→ Job: Find the lines holding the word "chart" and collect them.
[BEGIN]
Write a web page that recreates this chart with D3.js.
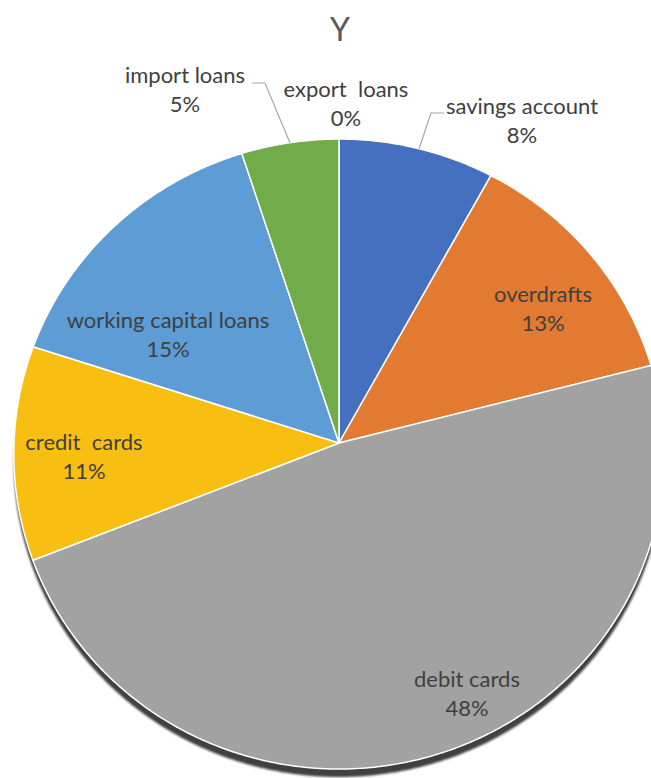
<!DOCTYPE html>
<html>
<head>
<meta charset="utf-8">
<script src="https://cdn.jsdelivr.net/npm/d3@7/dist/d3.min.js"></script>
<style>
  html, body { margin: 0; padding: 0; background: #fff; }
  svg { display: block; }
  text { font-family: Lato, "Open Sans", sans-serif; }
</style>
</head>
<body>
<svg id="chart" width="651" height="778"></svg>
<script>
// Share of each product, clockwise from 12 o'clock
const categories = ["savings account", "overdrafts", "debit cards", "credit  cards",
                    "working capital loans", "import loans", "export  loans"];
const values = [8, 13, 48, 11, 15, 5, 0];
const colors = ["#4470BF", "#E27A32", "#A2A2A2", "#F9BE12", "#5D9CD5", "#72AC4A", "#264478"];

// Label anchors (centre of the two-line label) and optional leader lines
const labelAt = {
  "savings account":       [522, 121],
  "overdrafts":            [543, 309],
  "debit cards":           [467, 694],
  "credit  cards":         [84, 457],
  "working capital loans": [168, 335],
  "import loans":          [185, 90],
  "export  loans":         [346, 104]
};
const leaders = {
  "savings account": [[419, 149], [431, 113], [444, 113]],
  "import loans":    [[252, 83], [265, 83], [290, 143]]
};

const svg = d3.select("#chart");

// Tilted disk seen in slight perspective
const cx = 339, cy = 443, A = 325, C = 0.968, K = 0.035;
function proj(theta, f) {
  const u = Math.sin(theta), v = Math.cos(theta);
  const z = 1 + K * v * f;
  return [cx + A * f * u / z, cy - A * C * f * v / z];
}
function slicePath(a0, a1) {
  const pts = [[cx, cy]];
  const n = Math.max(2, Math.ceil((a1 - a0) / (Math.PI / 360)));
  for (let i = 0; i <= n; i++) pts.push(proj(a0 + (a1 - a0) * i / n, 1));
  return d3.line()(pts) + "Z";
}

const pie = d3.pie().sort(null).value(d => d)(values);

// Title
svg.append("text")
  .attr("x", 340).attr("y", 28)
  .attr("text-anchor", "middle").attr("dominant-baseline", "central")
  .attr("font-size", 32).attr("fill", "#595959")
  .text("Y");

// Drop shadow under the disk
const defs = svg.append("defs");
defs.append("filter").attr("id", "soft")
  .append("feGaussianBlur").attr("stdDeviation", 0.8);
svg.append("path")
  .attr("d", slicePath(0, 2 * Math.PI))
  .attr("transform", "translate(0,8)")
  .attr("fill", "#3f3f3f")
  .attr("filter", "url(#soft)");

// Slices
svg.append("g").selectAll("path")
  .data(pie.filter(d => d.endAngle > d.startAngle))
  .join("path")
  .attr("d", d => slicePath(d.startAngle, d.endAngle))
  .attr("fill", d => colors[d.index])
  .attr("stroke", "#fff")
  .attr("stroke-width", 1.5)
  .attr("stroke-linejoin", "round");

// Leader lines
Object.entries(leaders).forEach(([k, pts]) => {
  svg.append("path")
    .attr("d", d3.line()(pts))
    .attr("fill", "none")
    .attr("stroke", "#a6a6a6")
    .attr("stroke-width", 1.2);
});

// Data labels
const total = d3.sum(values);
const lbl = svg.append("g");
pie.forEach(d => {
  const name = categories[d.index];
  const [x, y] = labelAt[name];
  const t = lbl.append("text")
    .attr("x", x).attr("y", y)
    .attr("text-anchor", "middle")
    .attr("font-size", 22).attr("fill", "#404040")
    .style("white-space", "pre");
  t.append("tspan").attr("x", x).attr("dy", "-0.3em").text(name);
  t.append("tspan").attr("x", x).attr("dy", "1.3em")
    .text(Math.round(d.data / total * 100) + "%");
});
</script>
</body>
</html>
[END]
→ Task result:
Write a web page that recreates this chart with D3.js.
<svg id="chart" width="651" height="778"></svg>
const svg = d3.select("#chart");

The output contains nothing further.